### [EXERCISE GOAL]
Your task is to repeat only the lines from the one with "Reproduce this chart with Chart.js." through the one with "const colors = ['#333333', '#808080'];", exactly as they stand, both ends included.

### [RAW DATA]
--------------------------------------------------
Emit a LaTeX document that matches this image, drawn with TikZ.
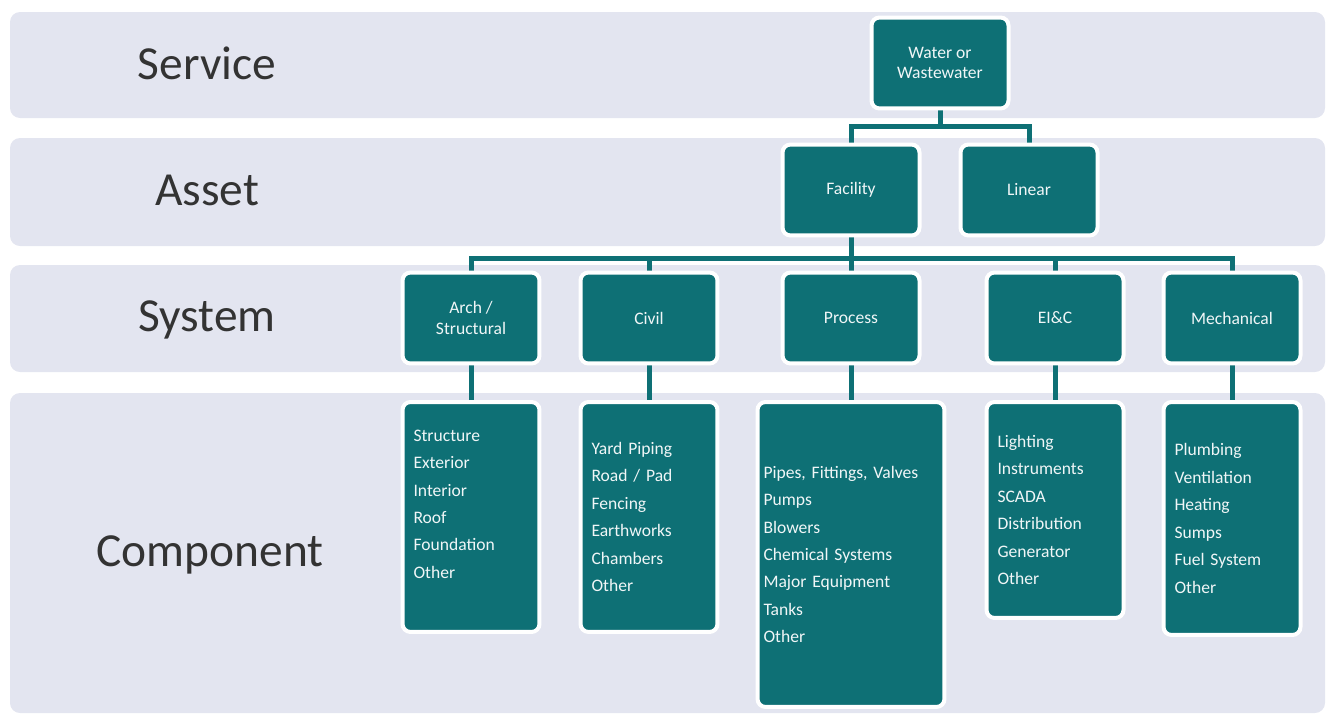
--------------------------------------------------
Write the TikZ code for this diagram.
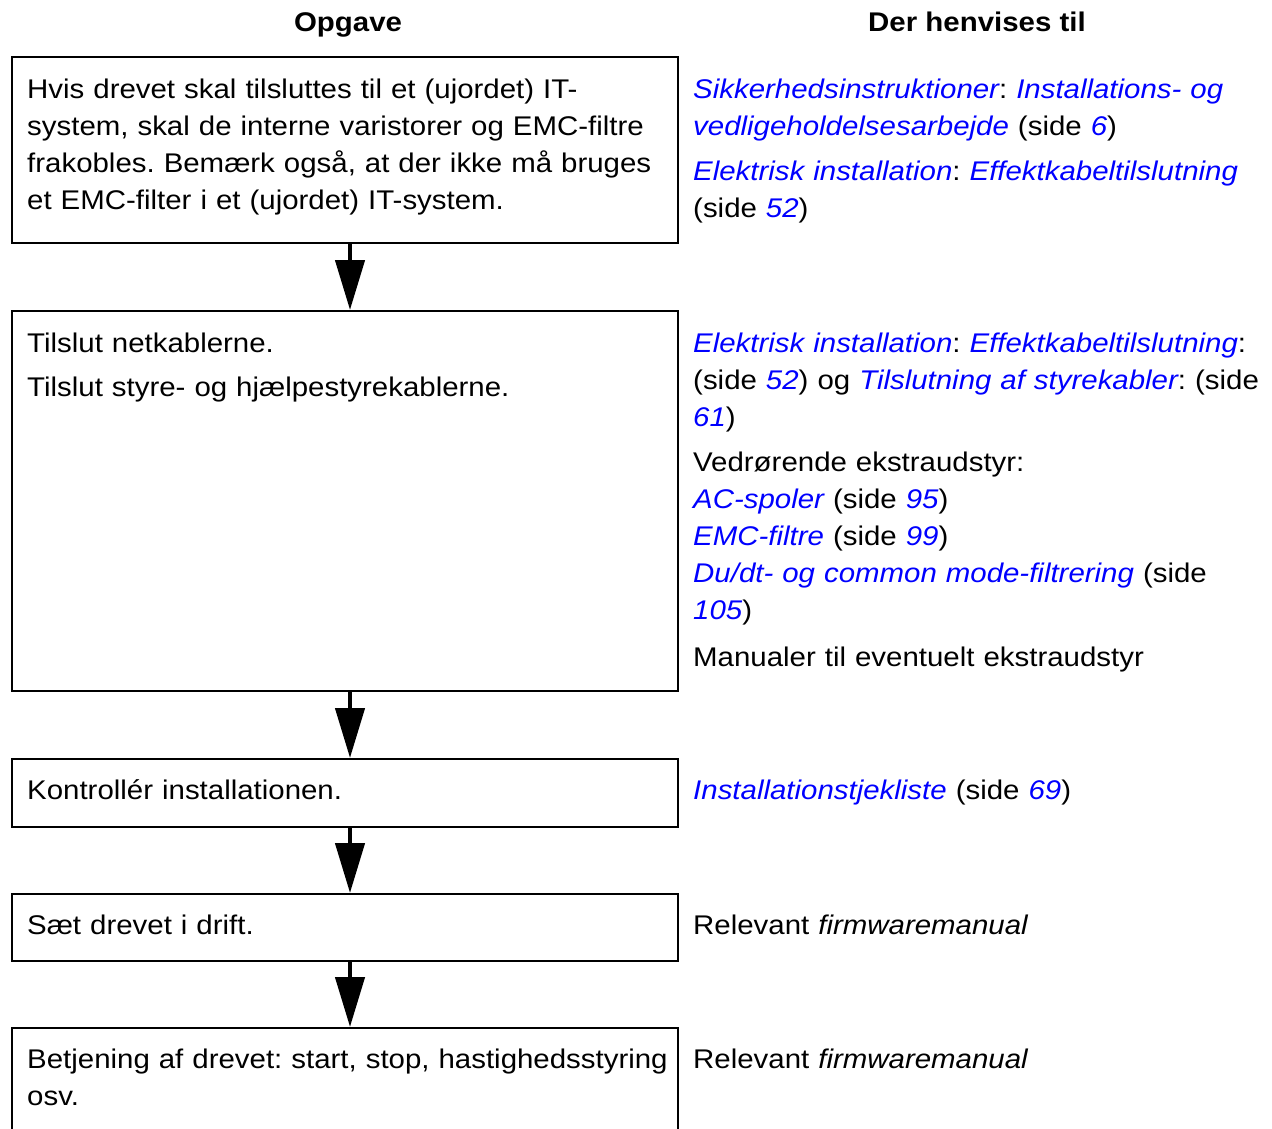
--------------------------------------------------
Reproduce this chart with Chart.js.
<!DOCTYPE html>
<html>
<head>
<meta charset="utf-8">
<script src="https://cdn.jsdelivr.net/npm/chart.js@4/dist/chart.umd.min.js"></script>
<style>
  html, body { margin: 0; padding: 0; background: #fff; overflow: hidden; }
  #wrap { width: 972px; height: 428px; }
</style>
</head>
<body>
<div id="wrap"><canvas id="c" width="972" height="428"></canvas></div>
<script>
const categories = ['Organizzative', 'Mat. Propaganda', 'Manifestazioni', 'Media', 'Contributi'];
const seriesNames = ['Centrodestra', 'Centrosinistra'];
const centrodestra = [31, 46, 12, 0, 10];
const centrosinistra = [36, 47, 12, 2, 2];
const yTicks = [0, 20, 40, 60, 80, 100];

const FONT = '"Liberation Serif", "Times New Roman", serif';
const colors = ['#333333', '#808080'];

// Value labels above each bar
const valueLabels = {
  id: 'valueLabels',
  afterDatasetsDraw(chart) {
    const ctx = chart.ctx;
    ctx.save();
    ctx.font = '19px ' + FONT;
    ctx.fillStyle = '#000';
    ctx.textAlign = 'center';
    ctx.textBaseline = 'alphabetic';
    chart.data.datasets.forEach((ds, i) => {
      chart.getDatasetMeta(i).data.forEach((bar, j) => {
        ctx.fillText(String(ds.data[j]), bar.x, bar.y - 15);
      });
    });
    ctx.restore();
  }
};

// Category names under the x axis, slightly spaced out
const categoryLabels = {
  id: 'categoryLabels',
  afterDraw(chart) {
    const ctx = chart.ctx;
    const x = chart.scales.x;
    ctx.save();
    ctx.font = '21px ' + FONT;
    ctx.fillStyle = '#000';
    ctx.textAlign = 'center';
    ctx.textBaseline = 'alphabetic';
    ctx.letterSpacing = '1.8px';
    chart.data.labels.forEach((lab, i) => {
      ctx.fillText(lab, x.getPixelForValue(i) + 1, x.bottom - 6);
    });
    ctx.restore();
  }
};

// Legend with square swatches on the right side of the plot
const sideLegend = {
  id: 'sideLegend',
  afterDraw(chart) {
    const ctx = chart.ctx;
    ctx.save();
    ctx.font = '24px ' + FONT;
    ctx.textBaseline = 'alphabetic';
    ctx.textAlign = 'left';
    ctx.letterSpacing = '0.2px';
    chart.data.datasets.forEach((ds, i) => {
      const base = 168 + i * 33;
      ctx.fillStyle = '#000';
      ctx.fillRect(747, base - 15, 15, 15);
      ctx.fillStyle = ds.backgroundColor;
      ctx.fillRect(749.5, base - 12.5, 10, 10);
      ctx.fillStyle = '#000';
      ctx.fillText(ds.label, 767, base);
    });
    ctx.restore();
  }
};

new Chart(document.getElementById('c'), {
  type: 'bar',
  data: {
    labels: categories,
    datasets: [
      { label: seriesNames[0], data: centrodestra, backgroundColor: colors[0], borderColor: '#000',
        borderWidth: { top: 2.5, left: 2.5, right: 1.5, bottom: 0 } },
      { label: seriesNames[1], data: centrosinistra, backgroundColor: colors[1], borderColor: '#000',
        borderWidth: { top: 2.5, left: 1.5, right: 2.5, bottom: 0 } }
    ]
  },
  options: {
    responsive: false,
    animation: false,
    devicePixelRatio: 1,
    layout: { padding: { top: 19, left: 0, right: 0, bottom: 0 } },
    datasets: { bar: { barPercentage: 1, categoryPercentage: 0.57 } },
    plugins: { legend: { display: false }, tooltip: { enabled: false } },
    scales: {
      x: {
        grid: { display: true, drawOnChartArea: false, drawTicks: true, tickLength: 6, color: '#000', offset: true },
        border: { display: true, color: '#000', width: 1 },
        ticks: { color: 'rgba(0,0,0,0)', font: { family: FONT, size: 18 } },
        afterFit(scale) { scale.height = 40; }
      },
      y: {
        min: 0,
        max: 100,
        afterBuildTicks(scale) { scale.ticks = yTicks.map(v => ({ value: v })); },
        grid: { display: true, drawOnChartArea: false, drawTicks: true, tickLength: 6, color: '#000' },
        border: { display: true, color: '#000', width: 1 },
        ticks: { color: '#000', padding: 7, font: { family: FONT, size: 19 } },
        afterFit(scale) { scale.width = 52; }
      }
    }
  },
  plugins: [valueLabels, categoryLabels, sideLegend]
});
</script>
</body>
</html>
--------------------------------------------------
### [OUTPUT OF THE TASK]
Reproduce this chart with Chart.js.
<!DOCTYPE html>
<html>
<head>
<meta charset="utf-8">
<script src="https://cdn.jsdelivr.net/npm/chart.js@4/dist/chart.umd.min.js"></script>
<style>
  html, body { margin: 0; padding: 0; background: #fff; overflow: hidden; }
  #wrap { width: 972px; height: 428px; }
</style>
</head>
<body>
<div id="wrap"><canvas id="c" width="972" height="428"></canvas></div>
<script>
const categories = ['Organizzative', 'Mat. Propaganda', 'Manifestazioni', 'Media', 'Contributi'];
const seriesNames = ['Centrodestra', 'Centrosinistra'];
const centrodestra = [31, 46, 12, 0, 10];
const centrosinistra = [36, 47, 12, 2, 2];
const yTicks = [0, 20, 40, 60, 80, 100];

const FONT = '"Liberation Serif", "Times New Roman", serif';
const colors = ['#333333', '#808080'];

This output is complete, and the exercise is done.